His relationship with Davis was an interesting one as well. He would make jokes on stage that were racist even by 1960s standards, yet was one of the prime movers in getting Vegas to end its segregation and proudly served as Davis’s best man when he married May Britt and was getting death threats, giving out a very “You gotta problem with Sammy and May then fuck yourself, don’t say anything about it to me or to them if you don’t want some serious trouble!” attitude. When Davis died with a famous IRS problem Sinatra paid for the funeral and gave Davis’s widow Altovise a huge stash of cash (reportedly $1 million) to tide her over off-the-grid while the estate’s dust settled. (Contrary to reports Davis didn’t exactly die broke, just cash poor; his estate was huge but much indebted and after a few years of settlements and the like it found its way back into the black and Altovise died a multimillionaire, though she fought with the IRS and California tax authorities til the day she died.)
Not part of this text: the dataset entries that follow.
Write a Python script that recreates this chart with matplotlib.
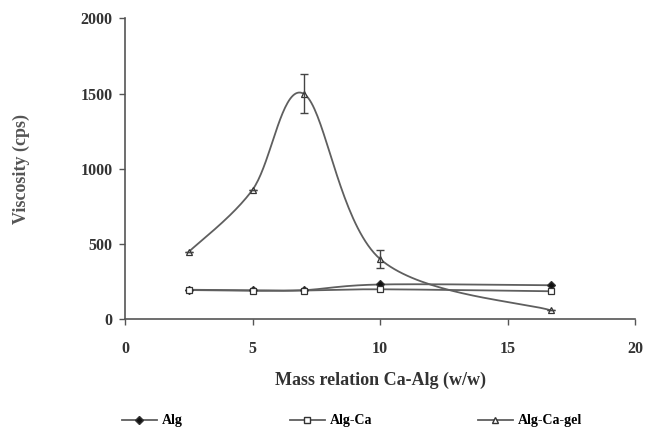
import numpy as np
import matplotlib
matplotlib.use("Agg")
import matplotlib.pyplot as plt
from matplotlib.lines import Line2D

mass_ratio = [2.5, 5.0, 7.0, 10.0, 16.7]
alg = [195, 192, 192, 230, 225]
alg_ca = [193, 188, 190, 198, 185]
alg_ca_gel = [447, 860, 1500, 400, 58]
gel_err = [0, 0, 128, 60, 0]

x_ticks = [0, 5, 10, 15, 20]
y_ticks = [0, 500, 1000, 1500, 2000]
y_tick_labels = ["0", "500", "1000", "1500", "2000"]
series_names = ['Alg', 'Alg-Ca', 'Alg-Ca-gel']

plt.rcParams['font.family'] = ['Liberation Serif', 'DejaVu Serif']


def smooth(x, y, n=40):
    # Bezier smoothing similar to spreadsheet "smoothed line"
    x = np.asarray(x, float); y = np.asarray(y, float)
    px, py = [], []
    m = len(x)
    for i in range(m - 1):
        p0 = np.array([x[max(i - 1, 0)], y[max(i - 1, 0)]])
        p1 = np.array([x[i], y[i]])
        p2 = np.array([x[i + 1], y[i + 1]])
        p3 = np.array([x[min(i + 2, m - 1)], y[min(i + 2, m - 1)]])
        c1 = p1 + (p2 - p0) / 6.0
        c2 = p2 - (p3 - p1) / 6.0
        t = np.linspace(0, 1, n)[:, None]
        pts = ((1 - t) ** 3) * p1 + 3 * ((1 - t) ** 2) * t * c1 + 3 * (1 - t) * t ** 2 * c2 + t ** 3 * p2
        px.extend(pts[:, 0]); py.extend(pts[:, 1])
    return np.array(px), np.array(py)


fig = plt.figure(figsize=(6.46, 4.30), dpi=100)
ax = fig.add_axes([0.1935, 0.258, 0.7895, 0.699])

lc = '#5f5f5f'
styles = [('D', '#111111'), ('s', 'white'), ('^', 'white')]
for yv, (mk, mfc) in zip([alg, alg_ca, alg_ca_gel], styles):
    sx, sy = smooth(mass_ratio, yv)
    ax.plot(sx, sy, color=lc, lw=1.3, zorder=2)
    ax.plot(mass_ratio, yv, linestyle='none', marker=mk, ms=4.5, mfc=mfc, mec='#333333', mew=0.9, zorder=3)

ax.errorbar(mass_ratio, alg_ca_gel, yerr=gel_err, fmt='none', ecolor='#444444', elinewidth=1.0, capsize=3, zorder=3)

ax.set_xlim(0, 20)
ax.set_ylim(0, 2000)
ax.set_xticks(x_ticks)
ax.set_yticks(y_ticks)
ax.set_yticklabels(y_tick_labels)
ax.spines['top'].set_visible(False)
ax.spines['right'].set_visible(False)
for s in ['left', 'bottom']:
    ax.spines[s].set_color('#555555')
    ax.spines[s].set_linewidth(1.2)
ax.tick_params(direction='out', length=4, width=1.0, color='#555555', labelsize=11.5)
ax.tick_params(axis='x', pad=12)
ax.tick_params(axis='y', pad=5)
for lab in ax.get_xticklabels() + ax.get_yticklabels():
    lab.set_fontweight('bold')
    lab.set_color('#333333')
ax.set_xlabel('Mass relation Ca-Alg (w/w)', fontsize=13, fontweight='bold', color='#333333')
ax.set_ylabel('Viscosity (cps)', fontsize=13, fontweight='bold', color='#555555')
ax.xaxis.set_label_coords(0.5, -0.176)
ax.yaxis.set_label_coords(-0.186, 0.5)

legend_x = [122, 290, 478]
for name, (mk, mfc), x0 in zip(series_names, styles, legend_x):
    h = Line2D([], [], color=lc, lw=1.3, marker=mk, ms=4.5, mfc=mfc, mec='#333333')
    fig.legend([h], [name], loc='center left', bbox_to_anchor=(x0 / 646, 0.021),
               frameon=False, borderpad=0, borderaxespad=0, handlelength=2.5,
               handletextpad=0.35, prop={'size': 10, 'weight': 'bold'})

fig.savefig('out.png', dpi=100)
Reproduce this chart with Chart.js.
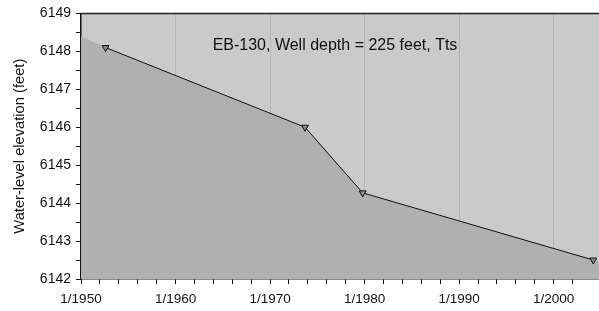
<!DOCTYPE html>
<html>
<head>
<meta charset="utf-8">
<script src="https://cdn.jsdelivr.net/npm/chart.js@4/dist/chart.umd.min.js"></script>
<style>
  html, body { margin: 0; padding: 0; background: #fff; }
</style>
</head>
<body>
<canvas id="wellChart" width="599" height="311"></canvas>
<script>
// measured water levels (decimal year, feet)
const years = [1952.6, 1973.7, 1979.8, 2004.2];
const levels = [6148.1, 6146.0, 6144.27, 6142.5];

// shaded area boundary as drawn, runs edge to edge
const fillYears = [1950, 1952.6, 1973.7, 1979.8, 2004.2, 2004.8];
const fillLevels = [6148.4, 6148.1, 6146.0, 6144.27, 6142.5, 6142.46];

const xMin = 1950, xMax = 2004.8;
const yMin = 6142, yMax = 6149;
const titleText = 'EB-130, Well depth = 225 feet, Tts';
const fontFam = '"Liberation Sans", Arial, sans-serif';

const plotBg = {
    id: 'plotBg',
    beforeDraw: function (chart) {
        const a = chart.chartArea;
        const c = chart.ctx;
        c.save();
        c.fillStyle = '#cacaca';
        c.fillRect(a.left, a.top, a.right - a.left, a.bottom - a.top);
        c.restore();
    },
    afterDraw: function (chart) {
        const a = chart.chartArea;
        const c = chart.ctx;
        c.save();
        c.strokeStyle = '#222';
        c.lineWidth = 1.5;
        c.beginPath();
        c.moveTo(a.left, a.top);
        c.lineTo(a.right, a.top);
        c.stroke();
        c.fillStyle = '#111';
        c.font = '16px ' + fontFam;
        c.textAlign = 'center';
        c.textBaseline = 'middle';
        c.fillText(titleText, 335, 46);
        c.restore();
    }
};

new Chart(document.getElementById('wellChart').getContext('2d'), {
    type: 'line',
    data: {
        datasets: [{
            label: 'fill',
            order: 2,
            data: fillYears.map((x, i) => ({ x: x, y: fillLevels[i] })),
            borderWidth: 0,
            borderColor: 'rgba(0,0,0,0)',
            backgroundColor: '#b0b0b0',
            fill: 'start',
            pointRadius: 0,
            tension: 0
        }, {
            label: 'Water level',
            order: 1,
            data: years.map((x, i) => ({ x: x, y: levels[i] })),
            borderColor: '#111',
            borderWidth: 1,
            fill: false,
            pointStyle: 'triangle',
            pointRotation: 180,
            pointRadius: 4,
            pointBackgroundColor: '#8a8a8a',
            pointBorderColor: '#111',
            pointBorderWidth: 1,
            tension: 0
        }]
    },
    options: {
        responsive: false,
        animation: false,
        devicePixelRatio: 1,
        layout: { autoPadding: false, padding: { top: 13, right: 0, left: 0, bottom: 0 } },
        plugins: {
            legend: { display: false },
            tooltip: { enabled: false }
        },
        scales: {
            x: {
                type: 'linear',
                min: xMin,
                max: xMax,
                afterBuildTicks: function (scale) {
                    scale.ticks = scale.ticks.filter(t => Number.isInteger(t.value) && t.value % 2 === 0);
                },
                afterFit: function (scale) {
                    scale.height = 32;
                    scale.paddingLeft = 0;
                    scale.paddingRight = 0;
                },
                ticks: {
                    stepSize: 2,
                    autoSkip: false,
                    maxRotation: 0,
                    padding: 7,
                    color: '#111',
                    font: { family: fontFam, size: 13.5 },
                    callback: function (v) { return v % 10 === 0 ? '1/' + v : ''; }
                },
                grid: {
                    color: function (ctx) {
                        const v = ctx.tick && ctx.tick.value;
                        return (v % 10 === 0 && v !== xMin) ? '#b6b6b6' : 'rgba(0,0,0,0)';
                    },
                    tickColor: '#111',
                    tickLength: 5,
                    lineWidth: 1
                },
                border: { color: '#111', width: 1.5 }
            },
            y: {
                min: yMin,
                max: yMax,
                afterFit: function (scale) { scale.width = 81; },
                ticks: {
                    stepSize: 0.5,
                    autoSkip: false,
                    padding: 5,
                    color: '#111',
                    font: { family: fontFam, size: 14 },
                    callback: function (v) { return Number.isInteger(v) ? String(v) : ''; }
                },
                grid: {
                    color: 'rgba(0,0,0,0)',
                    tickColor: '#111',
                    tickLength: 5
                },
                border: { color: '#111', width: 1.5 },
                title: {
                    display: true,
                    text: 'Water-level elevation (feet)',
                    color: '#111',
                    padding: { top: 11, bottom: 4 },
                    font: { family: fontFam, size: 14.7 }
                }
            }
        }
    },
    plugins: [plotBg]
});
</script>
</body>
</html>
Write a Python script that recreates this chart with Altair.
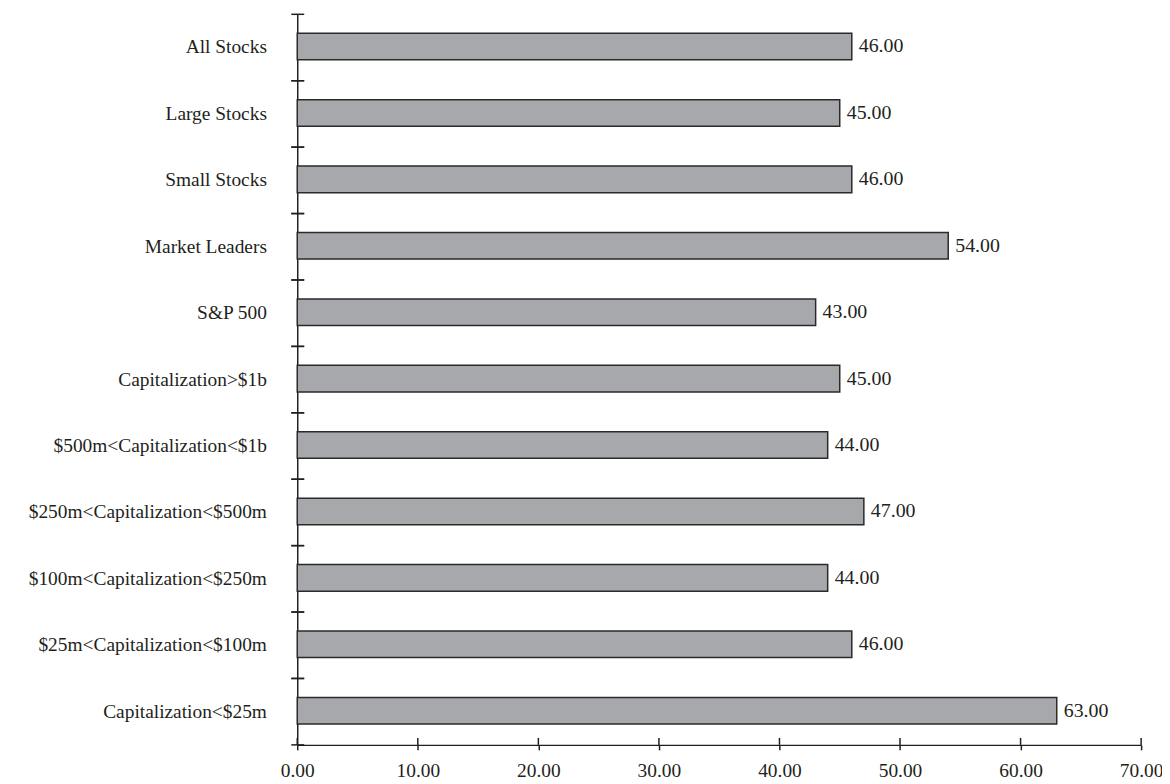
import altair as alt
import pandas as pd

categories = [
    "All Stocks",
    "Large Stocks",
    "Small Stocks",
    "Market Leaders",
    "S&P 500",
    "Capitalization>$1b",
    "$500m<Capitalization<$1b",
    "$250m<Capitalization<$500m",
    "$100m<Capitalization<$250m",
    "$25m<Capitalization<$100m",
    "Capitalization<$25m",
]
values = [46.00, 45.00, 46.00, 54.00, 43.00, 45.00, 44.00, 47.00, 44.00, 46.00, 63.00]
x_ticks = [0, 10, 20, 30, 40, 50, 60, 70]

W, H = 849, 735
FONT = "Liberation Serif"
INK = "#231f20"

df = pd.DataFrame({"cat": categories, "val": values})
tick_df = pd.DataFrame({"t": x_ticks})

xscale = alt.Scale(domain=[0, 70], nice=False, zero=True)
yscale = alt.Scale(domain=categories, paddingInner=0, paddingOuter=0)

base = alt.Chart(df)

bars = base.mark_bar(
    height={"band": 0.4}, yOffset=-1, color="#a7a8ac", stroke="#2a2a2a", strokeWidth=1.5
).encode(
    x=alt.X(
        "val:Q",
        scale=xscale,
        axis=alt.Axis(
            values=x_ticks,
            format=".2f",
            title=None,
            grid=False,
            domainColor=INK,
            domainWidth=1.5,
            tickColor=INK,
            tickWidth=1.5,
            tickSize=5,
            labelPadding=12,
            labelFlush=False,
            labelFont=FONT,
            labelFontSize=19.5,
            labelColor=INK,
        ),
    ),
    y=alt.Y(
        "cat:N",
        sort=categories,
        scale=yscale,
        axis=alt.Axis(
            title=None,
            ticks=False,
            domainColor=INK,
            domainWidth=1.5,
            labelPadding=31,
            labelFont=FONT,
            labelFontSize=19.5,
            labelColor=INK,
            labelLimit=400,
        ),
    ),
)

texts = base.mark_text(
    align="left", baseline="middle", dx=7, dy=-1, font=FONT, fontSize=20, color=INK
).encode(
    x=alt.X("val:Q", scale=xscale),
    y=alt.Y("cat:N", sort=categories, scale=yscale),
    text=alt.Text("val:Q", format=".2f"),
)

ytick_start = base.mark_rule(color=INK, strokeWidth=1.5).encode(
    y=alt.Y("cat:N", sort=categories, scale=yscale, bandPosition=0),
    x=alt.value(-6),
    x2=alt.value(7),
)
ytick_end = base.mark_rule(color=INK, strokeWidth=1.5).encode(
    y=alt.Y("cat:N", sort=categories, scale=yscale, bandPosition=1),
    x=alt.value(-6),
    x2=alt.value(7),
)
xtick_in = alt.Chart(tick_df).mark_rule(color=INK, strokeWidth=1.5).encode(
    x=alt.X("t:Q", scale=xscale),
    y=alt.value(H - 7),
    y2=alt.value(H),
)

chart = (
    alt.layer(bars, texts, ytick_start, ytick_end, xtick_in)
    .properties(
        width=W,
        height=H,
        autosize=alt.AutoSizeParams(type="none"),
        padding={"left": 291, "top": 4, "right": 21, "bottom": 36},
        background="white",
    )
    .configure_view(stroke=None, strokeWidth=0)
)

chart.save("out.html", embed_options={"renderer": "svg", "actions": False})
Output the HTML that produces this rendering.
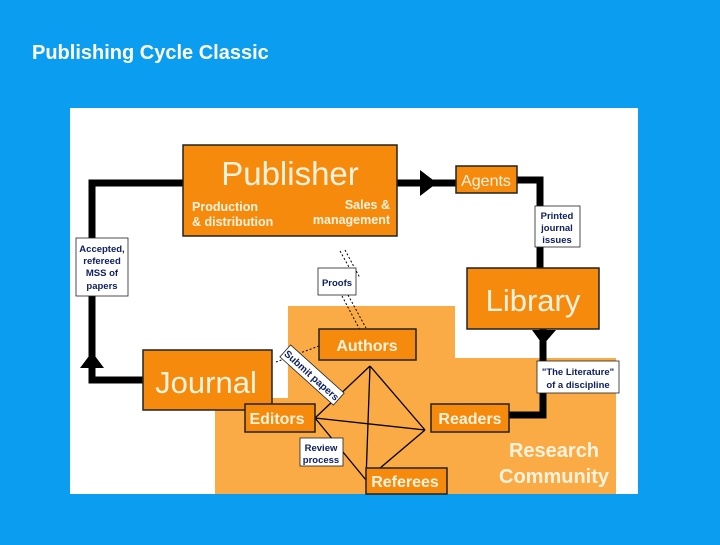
<!DOCTYPE html>
<html><head><meta charset="utf-8"><style>
body{margin:0;background:#0b9ef0;width:720px;height:540px;overflow:hidden;font-family:"Liberation Sans",sans-serif}
</style></head><body>
<svg width="720" height="540" xmlns="http://www.w3.org/2000/svg" font-family="Liberation Sans, sans-serif">
<rect width="720" height="540" fill="#0b9ef0"/>
<text x="32" y="59" font-size="20" font-weight="bold" fill="#fff">Publishing Cycle Classic</text>
<rect x="70" y="108" width="568" height="386" fill="#fff"/>
<polygon points="288,306 455,306 455,358 616,358 616,494 215,494 215,398 288,398" fill="#fbab45"/>
<!-- loop lines -->
<g stroke="#000" stroke-width="7" fill="none">
<polyline points="183,183 92,183 92,380 143,380"/>
<polyline points="397,183 456,183"/>
<polyline points="517,180 540,180 540,268"/>
<polyline points="543,329 543,415 509,415"/>
</g>
<polygon points="80,368 104,368 92,352" fill="#000"/>
<polygon points="420,170 420,196 437,183" fill="#000"/>
<polygon points="532,330 556,330 543,345" fill="#000"/>
<!-- diamond -->
<g stroke="#000" stroke-width="1.3">
<line x1="370" y1="366" x2="315" y2="418"/>
<line x1="370" y1="366" x2="425" y2="430"/>
<line x1="315" y1="418" x2="366" y2="480"/>
<line x1="425" y1="430" x2="366" y2="480"/>
<line x1="315" y1="418" x2="425" y2="430"/>
<line x1="370" y1="366" x2="366" y2="480"/>
</g>
<g stroke="#000" stroke-width="1" stroke-dasharray="2,2">
<line x1="340" y1="251" x2="354" y2="276"/><line x1="345" y1="250" x2="360" y2="278"/>
<line x1="342" y1="296" x2="360" y2="330"/><line x1="348" y1="295" x2="366" y2="328"/>
<line x1="319" y1="346" x2="276" y2="362"/>
</g>
<g fill="#f58a0d" stroke="#222" stroke-width="1.5">
<rect x="183" y="145" width="214" height="91"/>
<rect x="456" y="166" width="61" height="27"/>
<rect x="467" y="268" width="132" height="61"/>
<rect x="319" y="329" width="97" height="31"/>
<rect x="143" y="350" width="129" height="60"/>
<rect x="245" y="404" width="70" height="28"/>
<rect x="431" y="404" width="78" height="28"/>
<rect x="366" y="468" width="81" height="26"/>
</g>
<g fill="#fff" stroke="#222" stroke-width="0.8">
<rect x="76" y="238" width="52" height="58"/>
<rect x="318" y="268" width="38" height="27"/>
<rect x="535" y="206" width="45" height="41"/>
<rect x="537" y="361" width="82" height="32"/>
<rect x="300" y="438" width="43" height="28"/>
</g>
<g fill="#fff3dd">
<text x="290" y="185" font-size="33" text-anchor="middle">Publisher</text>
<text x="192" y="211" font-size="12.5" font-weight="bold">Production</text>
<text x="192" y="226" font-size="12.5" font-weight="bold">&amp; distribution</text>
<text x="390" y="209" font-size="12.5" font-weight="bold" text-anchor="end">Sales &amp;</text>
<text x="390" y="224" font-size="12.5" font-weight="bold" text-anchor="end">management</text>
<text x="486" y="186" font-size="16" text-anchor="middle">Agents</text>
<text x="533" y="311" font-size="31" text-anchor="middle">Library</text>
<text x="367" y="351" font-size="16" font-weight="bold" text-anchor="middle">Authors</text>
<text x="206" y="393" font-size="31" text-anchor="middle">Journal</text>
<text x="277" y="424" font-size="16" font-weight="bold" text-anchor="middle">Editors</text>
<text x="470" y="424" font-size="16" font-weight="bold" text-anchor="middle">Readers</text>
<text x="405" y="487" font-size="16" font-weight="bold" text-anchor="middle">Referees</text>
<text x="554" y="457" font-size="20" font-weight="bold" text-anchor="middle">Research</text>
<text x="554" y="483" font-size="20" font-weight="bold" text-anchor="middle">Community</text>
</g>
<g fill="#102060" font-size="9.5" font-weight="bold" text-anchor="middle">
<text x="102" y="252">Accepted,</text><text x="102" y="264">refereed</text><text x="102" y="276">MSS of</text><text x="102" y="289">papers</text>
<text x="337" y="286">Proofs</text>
<text x="557" y="219">Printed</text><text x="557" y="231">journal</text><text x="557" y="243">issues</text>
<text x="578" y="375">"The Literature"</text><text x="578" y="388">of a discipline</text>
<text x="321" y="451">Review</text><text x="321" y="463">process</text>
</g>
<g transform="translate(312,375) rotate(42)">
<rect x="-36" y="-8" width="72" height="16" fill="#fff" stroke="#222" stroke-width="0.8"/>
<text x="0" y="4" font-size="10" font-weight="bold" fill="#102060" text-anchor="middle">Submit papers</text>
</g>
</svg>
</body></html>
Unfortunately Sinatra was also one of the thinnest skinned people in show biz who could decide on the flimsiest of excuses he hated you. He famously turned his back on Peter Lawford when Lawford was destitute and wouldn’t even allow him into a casino in which he was working, and he stopped speaking to Davis for years when Davis was doing pot and cocaine. (It wasn’t that coke was causing major problems for Davis- he wasn’t a Jim Morrison/Amy Winehouse but an occasional user- but Frank just hated it and saw it as a different critter than booze and cigarettes.) He stopped speaking to Joey Bishop after Bishop told some jokes about room service at the Cal Neva (a hotel/casino Frank owned an interest in during the JFK era), and had Jackie Mason beaten up for telling jokes about Frank’s marriage to Mia (something like “at night he takes out his teeth and she puts in her retainer”), and stories of him chewing out and even attacking people are numerous and legendary whether it was a waitress who messed up a drink order or one of the richest producers in Hollywood. Just basically a crazy s.o.b., but one with many layers.

Bollywood moves years before hardly anybody in the US had seen an Indian movie? New respect for Fosse!

Went with Dino, though. I mean, he’s Dean-Freakin’-Martin! Never missed his show and have been tempted by the DVDs.